>> BEGIN Data segment

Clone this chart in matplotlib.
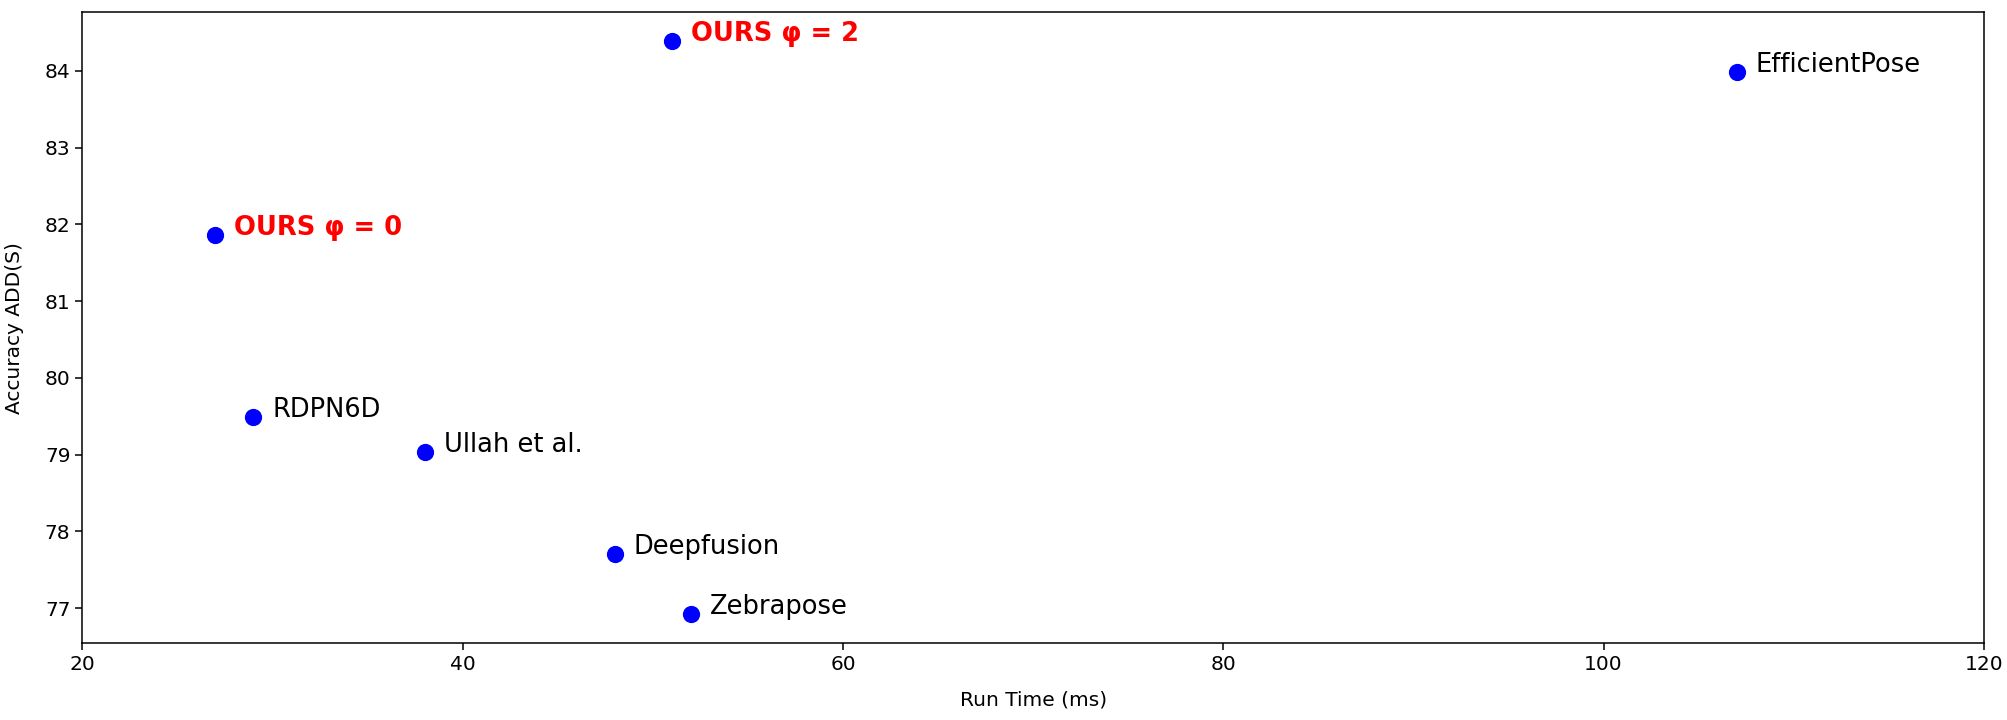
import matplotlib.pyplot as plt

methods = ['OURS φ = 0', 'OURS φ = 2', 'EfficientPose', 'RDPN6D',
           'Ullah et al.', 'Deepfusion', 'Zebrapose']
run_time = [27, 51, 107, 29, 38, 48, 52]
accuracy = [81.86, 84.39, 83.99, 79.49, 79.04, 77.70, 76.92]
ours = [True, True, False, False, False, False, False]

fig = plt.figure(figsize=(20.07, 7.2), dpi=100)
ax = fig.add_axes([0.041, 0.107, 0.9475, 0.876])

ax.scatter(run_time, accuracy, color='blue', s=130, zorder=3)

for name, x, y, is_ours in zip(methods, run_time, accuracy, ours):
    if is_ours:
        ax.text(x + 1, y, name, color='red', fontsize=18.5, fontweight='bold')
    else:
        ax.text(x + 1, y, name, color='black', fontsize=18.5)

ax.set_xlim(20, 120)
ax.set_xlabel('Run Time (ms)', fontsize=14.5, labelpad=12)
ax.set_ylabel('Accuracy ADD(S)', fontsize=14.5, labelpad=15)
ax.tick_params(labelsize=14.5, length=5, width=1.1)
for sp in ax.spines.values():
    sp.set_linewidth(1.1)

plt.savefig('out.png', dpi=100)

>> END Data segment

Task prompt:
Leave out the pictures and reproduce the rest of the listing exactly.

Solution below:
Clone this chart in matplotlib.
import matplotlib.pyplot as plt

methods = ['OURS φ = 0', 'OURS φ = 2', 'EfficientPose', 'RDPN6D',
           'Ullah et al.', 'Deepfusion', 'Zebrapose']
run_time = [27, 51, 107, 29, 38, 48, 52]
accuracy = [81.86, 84.39, 83.99, 79.49, 79.04, 77.70, 76.92]
ours = [True, True, False, False, False, False, False]

fig = plt.figure(figsize=(20.07, 7.2), dpi=100)
ax = fig.add_axes([0.041, 0.107, 0.9475, 0.876])

ax.scatter(run_time, accuracy, color='blue', s=130, zorder=3)

for name, x, y, is_ours in zip(methods, run_time, accuracy, ours):
    if is_ours:
        ax.text(x + 1, y, name, color='red', fontsize=18.5, fontweight='bold')
    else:
        ax.text(x + 1, y, name, color='black', fontsize=18.5)

ax.set_xlim(20, 120)
ax.set_xlabel('Run Time (ms)', fontsize=14.5, labelpad=12)
ax.set_ylabel('Accuracy ADD(S)', fontsize=14.5, labelpad=15)
ax.tick_params(labelsize=14.5, length=5, width=1.1)
for sp in ax.spines.values():
    sp.set_linewidth(1.1)

plt.savefig('out.png', dpi=100)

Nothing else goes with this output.